Researchers from the Australian National University and the University of New South Wales (UNSW) recently used perovskite solar cells for the development of a novel technology for direct solar hydrogen generation (DSTH), claimed to achieve an impressive solar-to-hydrogen efficiency of around 20%.
In DSTH systems, the electricity generated by a PV unit is used to directly drive water-splitting redox reactions without the need for an electrolyzer or complex power infrastructure. Commercial viability, however, remains unattainable despite efficiencies close to 19%, due to the use of expensive semiconductors and noble-metal catalysts.
The new systems, however, reportedly uses inexpensive semiconductors and low-cost, Ni-based catalysts, which could mean it has a real potential for scaling up.
The integrated water-splitting cell developed by the Australian group is based on a 'flower-stem' morphology and is planned to rely on a hydrogen evolution reaction (HER) electrode made of NiMo alloy, which is a non-noble-metal-based efficient catalyst for HER due to its appropriate hydrogen binding energy and excellent alkali corrosion. This electrode is then coupled with an oxygen evolution reaction (OER) electrode made of low-cost nickel-iron alloy (NiFE) that, in turn, offers an excellent OER catalytic activity.
DSHT systems are usually built with two or more single PV cells, due to the relatively high voltage requirements of the water-splitting reaction. The demonstrated system, by contrast, is powered by a single, 24.3%-efficient tandem perovskite-silicon solar cell based on a perovskite cell with a power conversion efficiency of 15.3%, an 'unprecedented' open-circuit voltage of 1.271 V, a short circuit current density of 17.8 mA/cm-2, and a fill factor of 68%.
The researchers said that the high voltage obtained in their work proved to be decisive in the optimal matching of the power generated by the tandem cell and the energy needed by the catalyst electrodes to split water, thereby resulting in high solar-to-hydrogen efficiency.
The surface of the perovskite layer was passivated with an organic cation known as n-dodecylammonium bromide (C12H28BrN), which consists of a long alkyl chain.
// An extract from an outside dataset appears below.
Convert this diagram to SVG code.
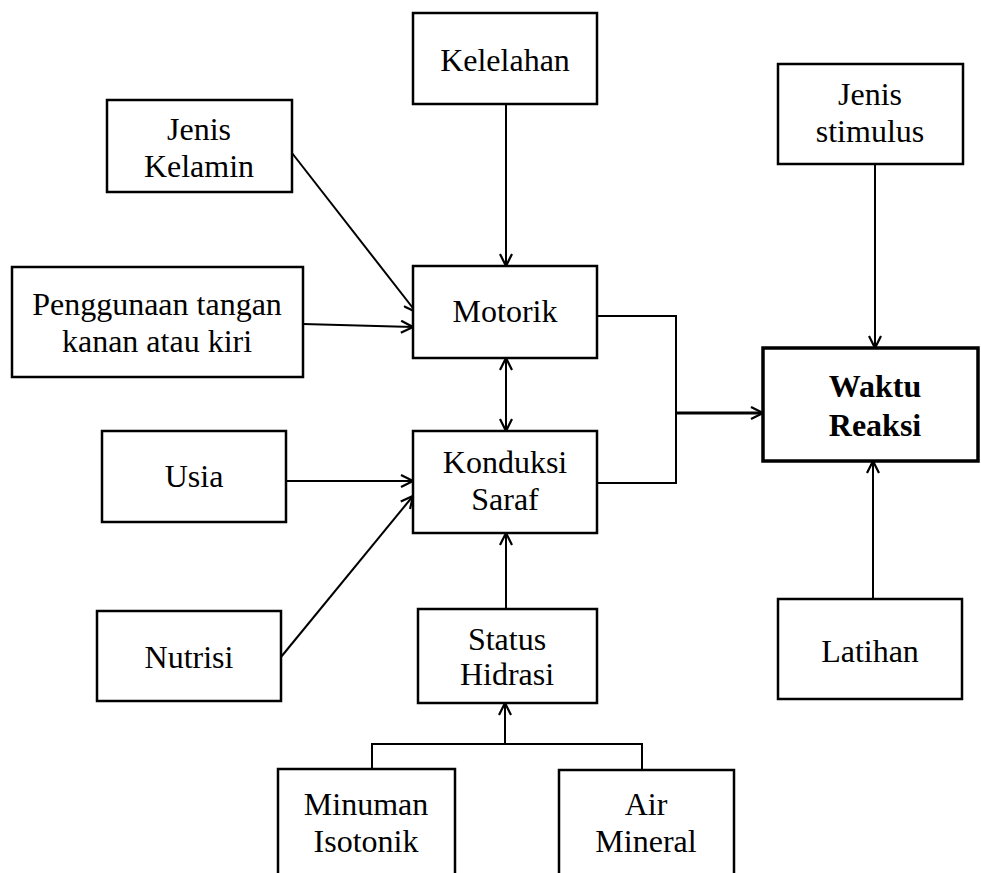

The tandem cell was linked to the cell catalyst electrodes with wired connections.
The scientists said their analysis demonstrated that the proposed system may achieve solar-to-hydrogen efficiency of 20% at a levelized cost of hydrogen (LCOH) estimated at $4.10/kg. 'Improving solely the perovskite cell could enhance the STH efficiency close to 25%,' they said. 'Combined with future reductions in the PV panel and membrane costs, an LCOH of $2.30/kg-1 could be achieved, presenting a remarkable opportunity to realize cheap renewable hydrogen.'
The scientists estimate that in order to make the DSTH technology practically viable, the next vital steps are reactor optimization to produce H2 gas at scale in a cost-effective manner, and achieving the technology readiness needed for market adoption.